上記からもわかるように、刺身が小さく切られているのは、食べやすさもさることながら、「だらんとしない=新鮮に見える」という効果があるということを、米国の寿司を通して学んだね。

そういうわけで、半分に切っても醜くはなるが、かなりの量なのだ。さほど「せこい」ことではない。

いや、ここまで書いて気づいたが、たとえ小さくても、私たちは半分にわけるな。なんでだ? 思えば昔のボーイフレンドらとは、ここまで頑なに「半分」じゃなかったな。なんでだろ。

しかも、わたしは「食べ盛り」の時期をとうに過ぎているというのに。

それはそうと、1つずつオーダーできるのは追加注文も考えられるが、5切れとかだと、またオーダーすると更に5切れくるわけでしょ。それは多すぎなのよ。

加えて、「自分が好きな物だけ」をたくさん注文しては「寿司・刺身哲学」に反する気がするのよね。

食べている間にも、メリハリがいるでしょ。食べる順番にも気を遣うところもまた一興、だし。

最初は軽く、あまり好きじゃない赤身のマグロを片づけて、次にアボガド、ウナギロールで濃厚さを口中に補給し、海草サラダなどをちらちらと食べて口直しをしたあと、今度は安いけど好きな「しめさば」にいき、次いでサーモン……といった具合に。

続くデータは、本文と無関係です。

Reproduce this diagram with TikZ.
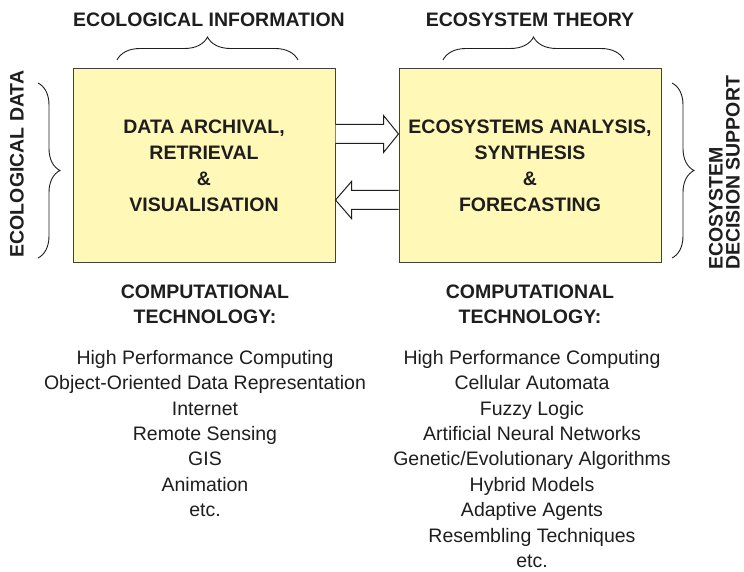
\documentclass[tikz,border=0pt]{standalone}
\usepackage{fontspec}
\setmainfont{Liberation Sans}
\usepackage{xcolor}
\usetikzlibrary{positioning,calc,decorations.pathreplacing}
\definecolor{stagefill}{HTML}{FFF8B6}
\definecolor{ink}{HTML}{1E1E1E}

\begin{document}
\begin{tikzpicture}[x=1pt, y=-1pt,
  stage/.style={draw=ink!85, line width=1pt, fill=stagefill, minimum width=262pt, minimum height=193pt, inner sep=0pt, align=center, font=\bfseries\fontsize{19.5}{26}\selectfont, text=ink},
  hdr/.style={font=\bfseries\fontsize{19.5}{24}\selectfont, text=ink, inner sep=0pt},
  sidelbl/.style={hdr, rotate=90},
  techlbl/.style={hdr, align=center, font=\bfseries\fontsize{19.5}{25}\selectfont, anchor=north},
  toollist/.style={align=center, font=\fontsize{19.5}{25.4}\selectfont, text=ink, inner sep=0pt, anchor=north},
  curly/.style={draw=ink, line width=0.9pt, decorate, decoration={brace, amplitude=#1}},
  hollow/.style={draw=ink, line width=1pt, fill=white, line join=miter},
]

\useasboundingbox[fill=white] (0,0) rectangle (744,572);

\def\shaft{9.5}
\def\headw{18.5}

% --- Stages ---
\node[stage] (data) at (204,165.5) {DATA ARCHIVAL,\\RETRIEVAL\\\&\\VISUALISATION};
\node[stage] (fore) at (530,165.5) {ECOSYSTEMS ANALYSIS,\\SYNTHESIS\\\&\\FORECASTING};

% --- Headers and braces ---
\node[hdr, anchor=base] (info) at (209,27) {ECOLOGICAL INFORMATION};
\draw[curly=23pt] (117,60) -- (298,60);
\node[hdr, anchor=base] (theory) at (530,27) {ECOSYSTEM THEORY};
\draw[curly=23pt] (443,60) -- (624,60);

\node[sidelbl] (ecodata) at (17,164) {ECOLOGICAL DATA};
\draw[curly=22pt] (38,83) -- (38,258);
\node[sidelbl, anchor=west, align=left, font=\bfseries\fontsize{19.5}{17}\selectfont] (support) at (724.5,270) {ECOSYSTEM\\DECISION SUPPORT};
\draw[curly=22pt] (672,83) -- (672,258);

% --- Hollow arrows between stages ---
\path (data.east) ++(0,-31.5) coordinate (r0);
\draw[hollow] ($(r0)+(0,-\shaft)$) -- ($(r0)+(48,-\shaft)$) -- ($(r0)+(48,-\headw)$)
  -- (fore.west |- r0) -- ($(r0)+(48,\headw)$) -- ($(r0)+(48,\shaft)$) -- ($(r0)+(0,\shaft)$);
\path (fore.west) ++(0,34.5) coordinate (l0);
\draw[hollow] ($(l0)+(0,-\shaft)$) -- ($(l0)+(-47,-\shaft)$) -- ($(l0)+(-47,-\headw)$)
  -- (data.east |- l0) -- ($(l0)+(-47,\headw)$) -- ($(l0)+(-47,\shaft)$) -- ($(l0)+(0,\shaft)$);

% --- Computational technology ---
\node[techlbl] (techL) at (205,285) {COMPUTATIONAL\\TECHNOLOGY:};
\node[toollist] (toolsL) at (205,350) {High Performance Computing\\Object-Oriented Data Representation\\Internet\\Remote Sensing\\GIS\\Animation\\etc.};
\node[techlbl] (techR) at (530,285) {COMPUTATIONAL\\TECHNOLOGY:};
\node[toollist] (toolsR) at (532,350) {High Performance Computing\\Cellular Automata\\Fuzzy Logic\\Artificial Neural Networks\\Genetic/Evolutionary Algorithms\\Hybrid Models\\Adaptive Agents\\Resembling Techniques\\etc.};

\end{tikzpicture}
\end{document}
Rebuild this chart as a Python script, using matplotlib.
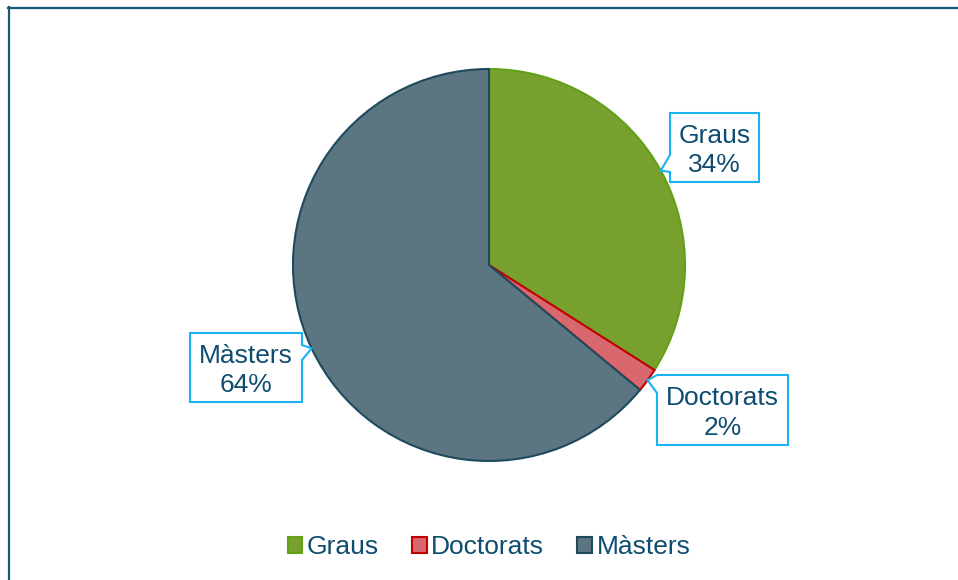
import matplotlib
matplotlib.use('Agg')
import matplotlib.pyplot as plt
import numpy as np
from matplotlib.patches import Polygon, Patch
from matplotlib.lines import Line2D

# ---- data ----
categories = ['Graus', 'Doctorats', 'Màsters']
values = [34, 2, 64]

# ---- styles ----
fills = ['#78A02F', '#D9676E', '#5B7581']
edges = ['#62A015', '#C00000', '#1F4A5E']
text_color = '#0E4C70'
callout_color = '#1AB2F0'
frame_color = '#1B5877'

W, H = 958, 580
plt.rcParams['font.family'] = ['Liberation Sans', 'DejaVu Sans']
FS = 19

fig = plt.figure(figsize=(W / 100, H / 100), dpi=100)
ax = fig.add_axes([0, 0, 1, 1])

cx, cy, R = 489, H - 265, 196
wedges, _ = ax.pie(values, startangle=90, counterclock=False, center=(cx, cy),
                   radius=R, colors=fills, wedgeprops=dict(linewidth=1.5),
                   frame=True)
for w, e in zip(wedges, edges):
    w.set_edgecolor(e)

ax.set_xlim(0, W)
ax.set_ylim(0, H)
ax.set_aspect('equal')
ax.axis('off')

# callout layout (top-down pixel coords): box, pointer side, pointer base
layout = {
    'Graus': dict(box=(670, 113, 759, 182), side='left', base=(155, 172)),
    'Doctorats': dict(box=(657, 375, 788, 445), side='left', base=(375, 393)),
    'Màsters': dict(box=(190, 333, 302, 402), side='right', base=(345, 360)),
}

total = sum(values)
for w, cat, v in zip(wedges, categories, values):
    mid = np.deg2rad((w.theta1 + w.theta2) / 2)
    tip = (cx + R * np.cos(mid), cy + R * np.sin(mid))
    L = layout[cat]
    x0, y0, x1, y1 = L['box']
    b1, b2 = L['base']
    Y0, Y1, B1, B2 = H - y0, H - y1, H - b1, H - b2
    if L['side'] == 'left':
        verts = [(x0, Y0), (x1, Y0), (x1, Y1), (x0, Y1), (x0, B2), tip, (x0, B1)]
    else:
        verts = [(x0, Y0), (x1, Y0), (x1, B1), tip, (x1, B2), (x1, Y1), (x0, Y1)]
    ax.add_patch(Polygon(verts, closed=True, facecolor='white',
                         edgecolor=callout_color, linewidth=1.5, zorder=5))
    pct = round(v / total * 100)
    ax.text((x0 + x1) / 2, (Y0 + Y1) / 2 - 3, f'{cat}\n{pct}%', ha='center',
            va='center', fontsize=FS, color=text_color, linespacing=1.3,
            zorder=6)

handles = [Patch(facecolor=f, edgecolor=e, linewidth=1.5, label=c)
           for f, e, c in zip(fills, edges, categories)]
fig.legend(handles=handles, loc='center', bbox_to_anchor=(489 / W, 1 - 547 / H),
           ncol=3, frameon=False, fontsize=FS, handlelength=0.55,
           handleheight=0.55, handletextpad=0.18, columnspacing=1.25,
           labelcolor=text_color)

# partial outer frame (top and left)
fig.add_artist(Line2D([8 / W, 1], [1 - 7.7 / H] * 2, transform=fig.transFigure,
                      color=frame_color, lw=1.6))
fig.add_artist(Line2D([9 / W] * 2, [1 - 7 / H, 0], transform=fig.transFigure,
                      color=frame_color, lw=1.6))

fig.savefig('out.png', dpi=100)
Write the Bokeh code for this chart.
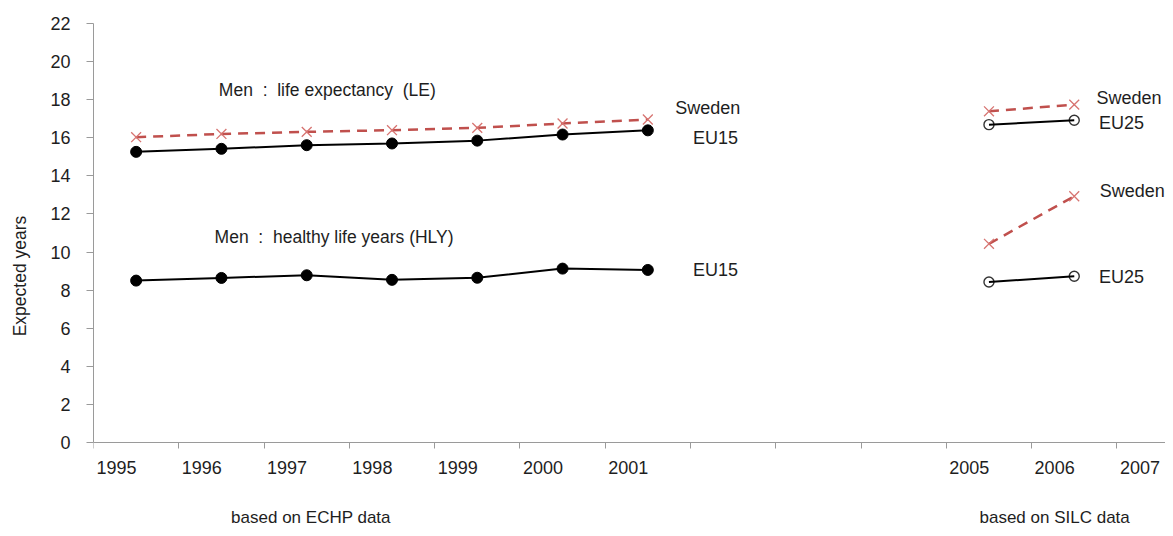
from bokeh.plotting import figure
from bokeh.models import LinearAxis, FixedTicker, CustomJSTickFormatter, Range1d
from bokeh.core.properties import value
from bokeh.embed import file_html
from bokeh.resources import INLINE

# ---------------- data ----------------
axis_years = [1995, 1996, 1997, 1998, 1999, 2000, 2001, 2002, 2003, 2004, 2005, 2006, 2007]
axis_labels = ["1995", "1996", "1997", "1998", "1999", "2000", "2001", "", "", "", "2005", "2006", "2007"]

years_echp = [1995, 1996, 1997, 1998, 1999, 2000, 2001]
le_eu15 = [15.26, 15.42, 15.61, 15.70, 15.85, 16.17, 16.39]
le_sweden_echp = [16.03, 16.20, 16.31, 16.40, 16.52, 16.75, 16.96]
hly_eu15 = [8.50, 8.64, 8.78, 8.54, 8.65, 9.13, 9.06]

years_silc = [2005, 2006]
le_eu25 = [16.69, 16.92]
le_sweden_silc = [17.39, 17.74]
hly_eu25 = [8.43, 8.73]
hly_sweden_silc = [10.43, 12.93]

y_ticks = [0, 2, 4, 6, 8, 10, 12, 14, 16, 18, 20, 22]
source_notes = ["based on ECHP data", "based on SILC data"]

FONT = "Liberation Sans"
TXT = "#1e1e1e"
AX = "#9a9a9a"
RED = "#C0504D"
REDX = "#D77471"
NB = "\u00a0"

base = axis_years[0]
def pos(years):
    return [y - base + 0.5 for y in years]

x_echp = pos(years_echp)
x_silc = pos(years_silc)

p = figure(width=1165, height=528, output_backend="svg", toolbar_location=None,
           x_range=Range1d(0, 12.57), y_range=Range1d(-4.516, 22),
           x_axis_location=None, min_border_left=93, min_border_right=0,
           min_border_top=23, min_border_bottom=0)
p.outline_line_color = None
p.grid.visible = False
p.background_fill_color = "white"
p.border_fill_color = "white"

# y axis
ya = p.yaxis[0]
ya.ticker = FixedTicker(ticks=y_ticks)
ya.bounds = (0, 22)
ya.major_tick_out = 7
ya.major_tick_in = 0
ya.minor_tick_line_color = None
ya.axis_line_color = AX
ya.major_tick_line_color = AX
ya.major_label_standoff = 16
ya.major_label_text_font = FONT
ya.major_label_text_font_size = "18px"
ya.major_label_text_color = TXT
ya.axis_label = "Expected years"
ya.axis_label_text_font = FONT
ya.axis_label_text_font_size = "17.5px"
ya.axis_label_text_font_style = "normal"
ya.axis_label_text_color = TXT
ya.axis_label_standoff = 17

# x axis at y=0: tick marks at category boundaries
xa = LinearAxis(ticker=FixedTicker(ticks=list(range(len(axis_years) + 1))),
                formatter=CustomJSTickFormatter(code="return ''"),
                fixed_location=0,
                major_tick_out=6, major_tick_in=0, minor_tick_line_color=None,
                axis_line_color=AX, major_tick_line_color=AX,
                major_label_standoff=0, major_label_text_font_size="1px")
p.add_layout(xa, "below")

# x axis at y=0: year labels
label_shift = 0.27
xl = LinearAxis(ticker=FixedTicker(ticks=[i + label_shift for i in range(len(axis_years))]),
                formatter=CustomJSTickFormatter(args=dict(labels=axis_labels, s=label_shift),
                                                code="return labels[Math.round(tick - s)] || ''"),
                fixed_location=0,
                major_tick_out=0, major_tick_in=0, minor_tick_line_color=None,
                axis_line_color=None, major_tick_line_color=None,
                major_label_standoff=19, major_label_text_font=FONT,
                major_label_text_font_size="18px", major_label_text_color=TXT)
p.add_layout(xl, "below")

# ---------------- series ----------------
def dashed(x, y):
    p.line(x, y, line_color=RED, line_width=2.5, line_dash="10 7")
    p.scatter(x, y, marker="x", size=14, line_color=REDX, line_width=1.3)

def solid_filled(x, y):
    p.line(x, y, line_color="black", line_width=2)
    p.scatter(x, y, marker="circle", size=11, fill_color="black", line_color="black")

def solid_open(x, y):
    p.scatter(x, y, marker="circle", size=10, fill_color=None, line_color="#333333", line_width=1.4)
    p.line(x, y, line_color="black", line_width=2)

dashed(x_echp, le_sweden_echp)
solid_filled(x_echp, le_eu15)
solid_filled(x_echp, hly_eu15)
dashed(x_silc, le_sweden_silc)
solid_open(x_silc, le_eu25)
dashed(x_silc, hly_sweden_silc)
solid_open(x_silc, hly_eu25)

# series labels (placed relative to last points)
lab_x = [x_echp[-1] + 0.32, x_echp[-1] + 0.53, x_echp[-1] + 0.53,
         x_silc[-1] + 0.26, x_silc[-1] + 0.29, x_silc[-1] + 0.30, x_silc[-1] + 0.29]
lab_y = [le_sweden_echp[-1] + 0.62, le_eu15[-1] - 0.38, hly_eu15[-1] + 0.02,
         le_sweden_silc[-1] + 0.37, le_eu25[-1] - 0.12, hly_sweden_silc[-1] + 0.30, hly_eu25[-1] - 0.02]
lab_t = ["Sweden", "EU15", "EU15", "Sweden", "EU25", "Sweden", "EU25"]
p.text(x=lab_x, y=lab_y, text=lab_t, text_font=value(FONT), text_font_size="18px",
       text_color=TXT, text_baseline="middle", text_align="left")

# block titles
titles = ["Men" + NB * 2 + ":" + NB * 2 + "life expectancy" + NB * 2 + "(LE)",
          "Men" + NB * 2 + ":" + NB * 2 + "healthy life years (HLY)"]
p.text(x=[1.47, 1.42], y=[18.53, 10.81], text=titles,
       text_font=value(FONT), text_font_size="17.5px", text_color=TXT,
       text_baseline="middle", text_align="left")

# source notes under the axis
p.text(x=[2.55, 11.27], y=[-3.95, -3.95], text=source_notes,
       text_font=value(FONT), text_font_size="17px", text_color=TXT,
       text_baseline="alphabetic", text_align="center")

open("out.html", "w").write(file_html(p, INLINE))
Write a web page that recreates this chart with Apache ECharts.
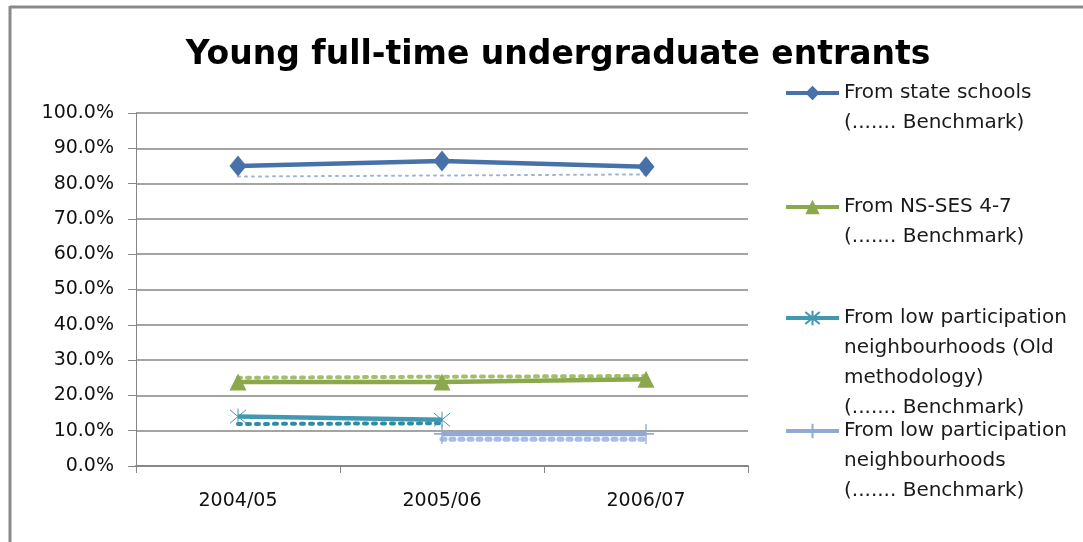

アナゴとかトロとかには慌てて手を付けず、外壁から攻め込む、という感じ。これは、寿司&刺身と食べるときならではの、醍醐味である。

「ああ、このアマエビをもう一切れ、食べたいところだが、まだサーモンが残っているし、今日の所はこれで我慢しよう」とか、

「このウニは、あと3切れは食べたいけれど、高すぎるから、ハマチでお茶を濁そう」とかいう駆け引きもまたおかし、なのである。

いくらサーモンが好きだからって、木の皿一面がピンクに染まるような注文の仕方(『街の灯』(「寿司とニューヨーカー」参照)では、面白みがないというものだ。

A男は徹底的に「おいしいものはあとに残す」タイプで、普段はわたしより食べるのが早いのに、寿司の場合はやたらゆっくりで、わたしが食べ終わってからも、おいしい二切れくらいを残していて、やたら「見せびらかすように」ゆ〜っくり食べるもんね。やなやつ。

昔、一度、それを横から奪おうとしたら、むちゃくちゃ怒られた。以来、わたしも、横取りすることなく、大人しくしてますけど。

結局、今日の「解説」は、単に、墓穴を掘っただけ、のような気がしないでもない。いったい、いくつになったら、「大人」になるのか我ら。